Problem: Often when taking notes from a PDF, or when noting down a point of interest from a PDF, it’s useful to record the precise source (article and page number).  If you do this a lot, it can get tedious writing these things out.

When using Microsoft Word, it is possible to insert a proper bibliographical reference using your chosen reference manager (e.g. Zotero).  However, for daily note taking this can be a bind.  First, in the case of Zotero, the Insert Reference dialog can take a while to load.  Second, although you end up with a properly linked, automatically formatted reference, it doesn’t solve the problem of having to manually enter this information every time: using the Zotero plugin for Word it takes at least 8 clicks, plus some typing, to have a reference inserted with a page number.  In addition, you can’t use such a method anywhere that only accepts plain text or HTML, such as Zotero’s own notes, for example.

Solution: This AutoHotKey script allows you to press a key combination (in my case it’s on Ctrl-Win-R) when viewing some PDF and have the following put onto the clipboard: Author (article name, page number).

This script will work best if you use a consistent file naming policy.  I have all my books and articles named in the following format: author1-author2---article-name.pdf.  You can adjust the script to suit your policy.  You’ll note that the page number comes through as “fp.N”, rather than “p.N”.  This is because what is grabbed is the page number of the PDF file, rather than the original page number as it appears imprinted in the PDF file (the page number of the journal).  It turns out that extracting random bits of text from PDF files (like page numbers in the header) is surprisingly difficult, but this solves the problem at least partially.

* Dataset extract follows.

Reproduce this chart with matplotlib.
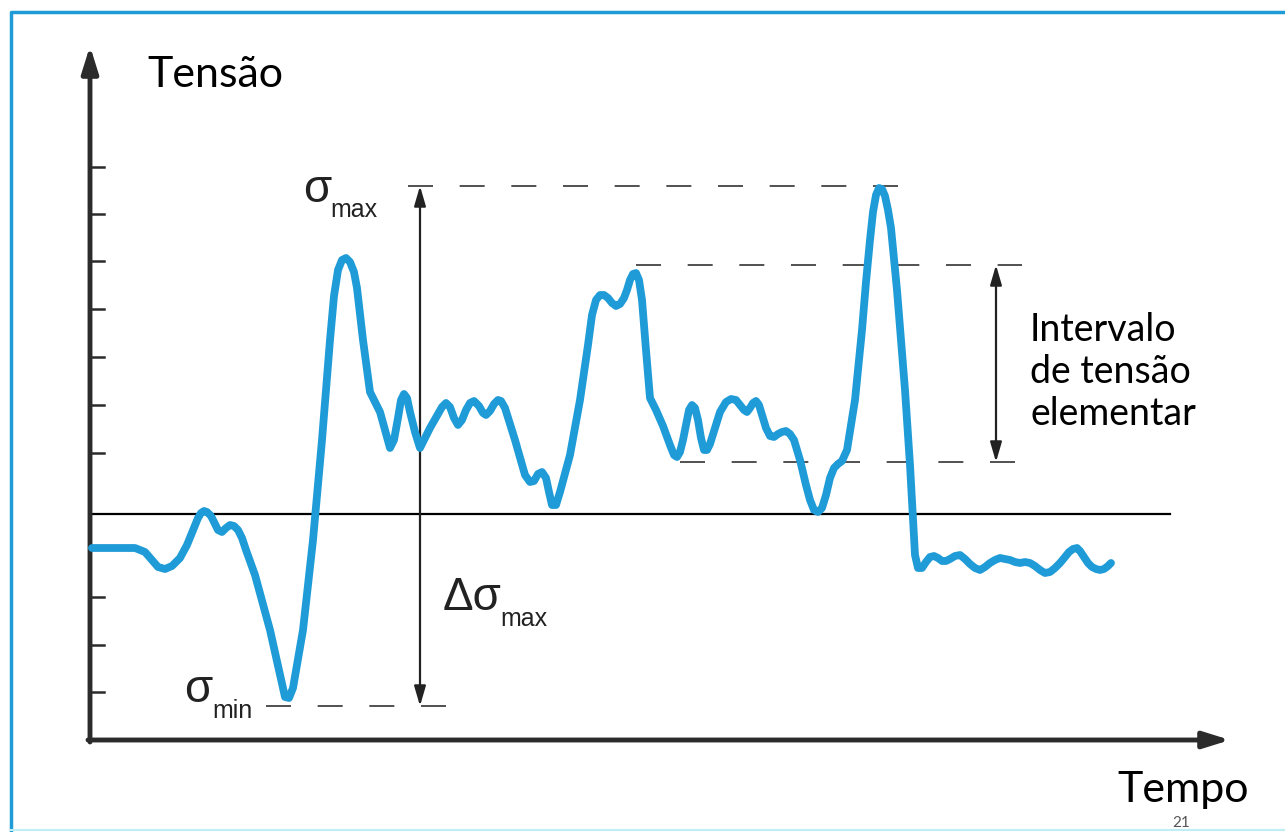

The script works with PDF XChange version 2.5, and Foxit PDF Reader version 5.3.  To adapt or add other readers, you’d need to run AutoHotKey’s WindowSpy program, and find the relevant control from which to grab the page number.

AutoHotKey script:

AutoTrim, On
SetTitleMatchMode, slow
WinGetActiveStats, WindowTitle, Width, Height, X, Y

DocumentName := SubStr(WindowTitle, 1, InStr(WindowTitle, " - "))
DocumentName := RegExReplace(DocumentName, "-", " ")
DocumentAuthors := SubStr(DocumentName, 1, (InStr(DocumentName, " ") - 1))
DocumentName := SubStr(DocumentName, (InStr(DocumentName, " ") + 3))

StringUpper, DocumentAuthors, DocumentAuthors, T
DocumentAuthors := RegExReplace(DocumentAuthors, " ", " & ")

StringUpper, DocumentName, DocumentName, T
DocumentName = %DocumentName% ; this runs AutoTrim on this variable

if InStr(WindowTitle, "PDF-XChange Viewer") then
    controlTitle := "DSUI:CmdEdit1"
    ControlGetText, pageNumber, %controlTitle%, ahk_class DSUI:PDFXCViewer
if InStr(WindowTitle, "Foxit Reader") then
    controlTitle := "RichEdit20W1"
    ControlGetText, pageNumber, %controlTitle%, ahk_class classFoxitReader

clipboard = %DocumentAuthors% (%DocumentName%, fp.%pageNumber%)


Example output:

Hebblethwaite (Philosophical Theology And Christian Doctrine, fp.157)